South Africa’s economy in 2025 is on an improving trajectory, characterised by modest real GDP growth of between 1.0% and 1.2% and a nominal GDP estimated at approximately $405.46 billion. This restrained but strengthening performance is being driven primarily by the services sector, buoyant mining exports, robust financial markets, and incremental gains from improving logistics, all of which are laying a more solid foundation for future economic expansion.
Though these figures may appear modest compared to high-growth emerging markets, they reflect resilience in an economy long constrained by electricity shortages, infrastructure bottlenecks, and governance failures.
Crucially, a stronger rand reduces imported inflation, lowers sovereign borrowing costs, and improves balance sheet stability, laying groundwork for higher-quality growth over time.
The South African rand functions as far more than just a medium of exchange; it is a critical policy instrument, a barometer of investor confidence, and a socio-economic anchor. A stable rand helps control imported inflation, vital for household welfare in an unequal society, and provides a buffer against global shocks by absorbing external volatility. Its recent strength reflects improved domestic credibility, signalled by fiscal discipline, credit rating upgrades, and removal from the FATF grey list. Additionally, as the anchor for the Common Monetary Area, which includes Lesotho, Eswatini, and Namibia, the rand’s stability carries significant regional influence.

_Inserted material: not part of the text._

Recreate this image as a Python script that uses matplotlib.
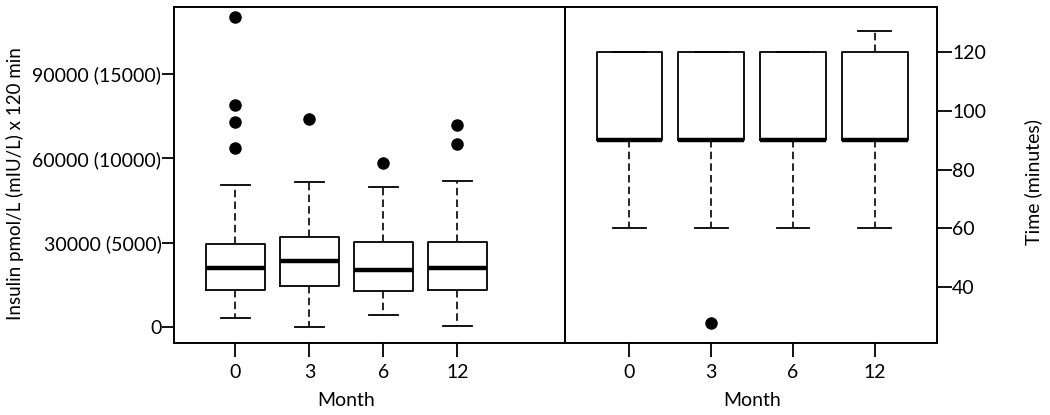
import matplotlib
matplotlib.use("Agg")
import matplotlib.pyplot as plt
import matplotlib.transforms as mtransforms

plt.rcParams['font.family'] = ['Lato', 'DejaVu Sans']

months = ["0", "3", "6", "12"]

# Insulin AUC (pmol/L x 120 min)
ins_whislo = [3100, 0, 4200, 250]
ins_q1 = [13100, 14500, 12800, 13100]
ins_med = [21000, 23400, 20200, 21000]
ins_q3 = [29500, 31850, 30200, 30200]
ins_whishi = [50600, 51700, 49800, 52000]
ins_fliers = [[110400, 79100, 72900, 63600], [74000], [58200], [72000, 65200]]
ins_ticks = [0, 30000, 60000, 90000]
ins_ticklabels = ["0", "30000 (5000)", "60000 (10000)", "90000 (15000)"]

# Time (minutes)
time_whislo = [60, 60, 60, 60]
time_q1 = [90, 90, 90, 90]
time_med = [90, 90, 90, 90]
time_q3 = [120, 120, 120, 120]
time_whishi = [120, 120, 120, 127]
time_fliers = [[], [28], [], []]
time_ticks = [40, 60, 80, 100, 120]


def make_stats(lo, q1, med, q3, hi, fl):
    return [dict(whislo=a, q1=b, med=c, q3=d, whishi=e, fliers=f)
            for a, b, c, d, e, f in zip(lo, q1, med, q3, hi, fl)]


fig = plt.figure(figsize=(10.5, 4.15), dpi=100)
ax1 = fig.add_axes([174 / 1050, 72 / 415, 391 / 1050, 336 / 415])
ax2 = fig.add_axes([565 / 1050, 72 / 415, 372 / 1050, 336 / 415])

box_kw = dict(
    widths=0.8, showfliers=True, patch_artist=False,
    boxprops=dict(color='black', linewidth=1.3),
    medianprops=dict(color='black', linewidth=3.2, solid_capstyle='butt'),
    whiskerprops=dict(color='black', linewidth=1.2, linestyle=(0, (4.5, 2.5))),
    capprops=dict(color='black', linewidth=1.3),
    flierprops=dict(marker='o', markerfacecolor='black', markeredgecolor='black',
                    markersize=8),
    capwidths=0.4,
)

pos = [1, 2, 3, 4]
ax1.bxp(make_stats(ins_whislo, ins_q1, ins_med, ins_q3, ins_whishi, ins_fliers),
        positions=pos, **box_kw)
ax2.bxp(make_stats(time_whislo, time_q1, time_med, time_q3, time_whishi, time_fliers),
        positions=pos, **box_kw)

ax1.set_xlim(0.17, 5.455)
ax1.set_ylim(-5800, 113900)
ax2.set_xlim(0.214, 4.76)
ax2.set_ylim(21.1, 135.2)

fs = 14
for ax in (ax1, ax2):
    ax.set_xticks(pos)
    ax.set_xticklabels(months, fontsize=fs)
    ax.tick_params(axis='x', direction='out', length=10, width=1.3, pad=5)
    for s in ax.spines.values():
        s.set_linewidth(1.4)

ax1.set_yticks(ins_ticks)
ax1.set_yticklabels(ins_ticklabels, fontsize=fs)
ax1.tick_params(axis='y', direction='out', length=9, width=1.3, pad=0)
ax1.set_ylabel("Insulin pmol/L (mIU/L) x 120 min", fontsize=13.5)
ax1.yaxis.label.set_rotation_mode('default')
ax1.yaxis.label.set_verticalalignment('center')
ax1.yaxis.label.set_horizontalalignment('center')
ax1.yaxis.set_label_coords(-159 / 391, 0.475)

ax2.yaxis.tick_right()
ax2.yaxis.set_label_position('right')
ax2.set_yticks(time_ticks)
ax2.set_yticklabels([str(t) for t in time_ticks], fontsize=fs)
ax2.tick_params(axis='y', direction='out', length=11, width=1.3, pad=0)
ax2.set_ylabel("Time (minutes)", fontsize=fs)
ax2.yaxis.label.set_rotation_mode('default')
ax2.yaxis.label.set_verticalalignment('center')
ax2.yaxis.label.set_horizontalalignment('center')
ax2.yaxis.set_label_coords(1 + 96 / 372, 0.48)

for ax in (ax1, ax2):
    tr = mtransforms.blended_transform_factory(ax.transData, ax.transAxes)
    ax.set_xlabel("Month", fontsize=fs)
    ax.xaxis.set_label_coords(2.5, -0.17, transform=tr)
    ax.xaxis.label.set_verticalalignment('center')

fig.savefig("out.png", dpi=100)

The currency’s long arc, from its gold-backed inception in 1961 through the volatility of apartheid, sanctions, and democratic transition, mirrors the nation’s own journey. Its current stability, tied to both reform momentum and high commodity prices, represents a hard-won moment of relative credibility. However, this strength is not a permanent condition, as the rand remains vulnerable to domestic political uncertainty, stalled reforms in key sectors like energy and state-owned enterprises, and shifts in global investor sentiment.

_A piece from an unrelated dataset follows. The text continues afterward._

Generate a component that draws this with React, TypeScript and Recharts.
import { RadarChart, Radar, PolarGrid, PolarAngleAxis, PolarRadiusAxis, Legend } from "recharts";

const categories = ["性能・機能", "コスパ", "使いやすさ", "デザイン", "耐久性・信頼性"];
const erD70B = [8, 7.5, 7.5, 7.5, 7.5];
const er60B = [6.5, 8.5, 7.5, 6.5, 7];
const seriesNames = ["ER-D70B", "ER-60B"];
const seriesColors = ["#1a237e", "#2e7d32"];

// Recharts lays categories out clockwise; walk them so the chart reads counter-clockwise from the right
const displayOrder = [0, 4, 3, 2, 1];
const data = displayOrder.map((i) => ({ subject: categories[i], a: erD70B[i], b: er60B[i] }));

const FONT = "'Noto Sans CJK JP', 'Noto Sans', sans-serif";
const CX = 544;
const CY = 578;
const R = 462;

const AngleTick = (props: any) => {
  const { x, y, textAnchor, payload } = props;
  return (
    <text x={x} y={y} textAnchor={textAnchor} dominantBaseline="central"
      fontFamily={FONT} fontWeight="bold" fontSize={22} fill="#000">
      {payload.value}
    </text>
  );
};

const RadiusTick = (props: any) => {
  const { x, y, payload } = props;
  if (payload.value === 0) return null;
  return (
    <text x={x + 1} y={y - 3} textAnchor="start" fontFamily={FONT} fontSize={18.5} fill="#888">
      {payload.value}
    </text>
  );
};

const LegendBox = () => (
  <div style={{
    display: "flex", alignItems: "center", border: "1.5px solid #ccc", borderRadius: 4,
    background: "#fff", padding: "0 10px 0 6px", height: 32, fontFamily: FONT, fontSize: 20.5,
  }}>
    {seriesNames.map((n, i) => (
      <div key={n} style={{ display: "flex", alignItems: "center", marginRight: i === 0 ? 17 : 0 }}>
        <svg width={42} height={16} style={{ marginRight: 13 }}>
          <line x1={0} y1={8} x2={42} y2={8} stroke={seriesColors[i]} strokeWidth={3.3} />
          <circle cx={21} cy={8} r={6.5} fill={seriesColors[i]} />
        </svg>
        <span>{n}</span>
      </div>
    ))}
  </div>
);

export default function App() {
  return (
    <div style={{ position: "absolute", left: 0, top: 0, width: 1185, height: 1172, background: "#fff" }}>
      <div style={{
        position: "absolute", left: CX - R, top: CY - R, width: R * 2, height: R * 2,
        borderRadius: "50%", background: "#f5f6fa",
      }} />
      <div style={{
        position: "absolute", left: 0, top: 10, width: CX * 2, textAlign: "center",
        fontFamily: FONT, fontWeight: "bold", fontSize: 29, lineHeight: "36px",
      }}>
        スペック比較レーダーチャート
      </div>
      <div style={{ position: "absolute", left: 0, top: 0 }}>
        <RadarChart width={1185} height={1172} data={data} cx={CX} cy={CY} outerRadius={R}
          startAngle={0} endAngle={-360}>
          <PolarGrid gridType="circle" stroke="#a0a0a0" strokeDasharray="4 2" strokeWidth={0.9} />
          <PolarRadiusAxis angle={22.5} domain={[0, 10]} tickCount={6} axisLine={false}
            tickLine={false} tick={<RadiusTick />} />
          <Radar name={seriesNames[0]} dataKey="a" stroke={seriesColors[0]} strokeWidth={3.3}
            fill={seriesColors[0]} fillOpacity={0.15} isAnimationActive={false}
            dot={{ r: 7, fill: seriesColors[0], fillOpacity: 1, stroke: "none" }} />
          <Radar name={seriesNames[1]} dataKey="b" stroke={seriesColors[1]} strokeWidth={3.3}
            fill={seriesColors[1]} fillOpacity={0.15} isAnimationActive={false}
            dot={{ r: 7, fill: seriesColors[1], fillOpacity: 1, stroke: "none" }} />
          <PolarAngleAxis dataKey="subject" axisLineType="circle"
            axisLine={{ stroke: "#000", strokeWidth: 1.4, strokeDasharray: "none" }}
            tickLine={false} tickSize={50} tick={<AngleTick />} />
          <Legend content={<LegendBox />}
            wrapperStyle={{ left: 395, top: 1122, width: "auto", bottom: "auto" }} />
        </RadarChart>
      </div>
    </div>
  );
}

Ultimately, the rand’s 2025 rally represents a critical opportunity rather than an endpoint. The lesson for South Africa is that this period of currency strength and investor confidence must be deliberately converted into lasting structural gains. To ensure this turning point leads to sustained resilience, the momentum must be used to drive infrastructure investment, enhance industrial competitiveness, diversify exports, and foster inclusive growth, thereby moving the economy from a history of fragility toward a future of stability.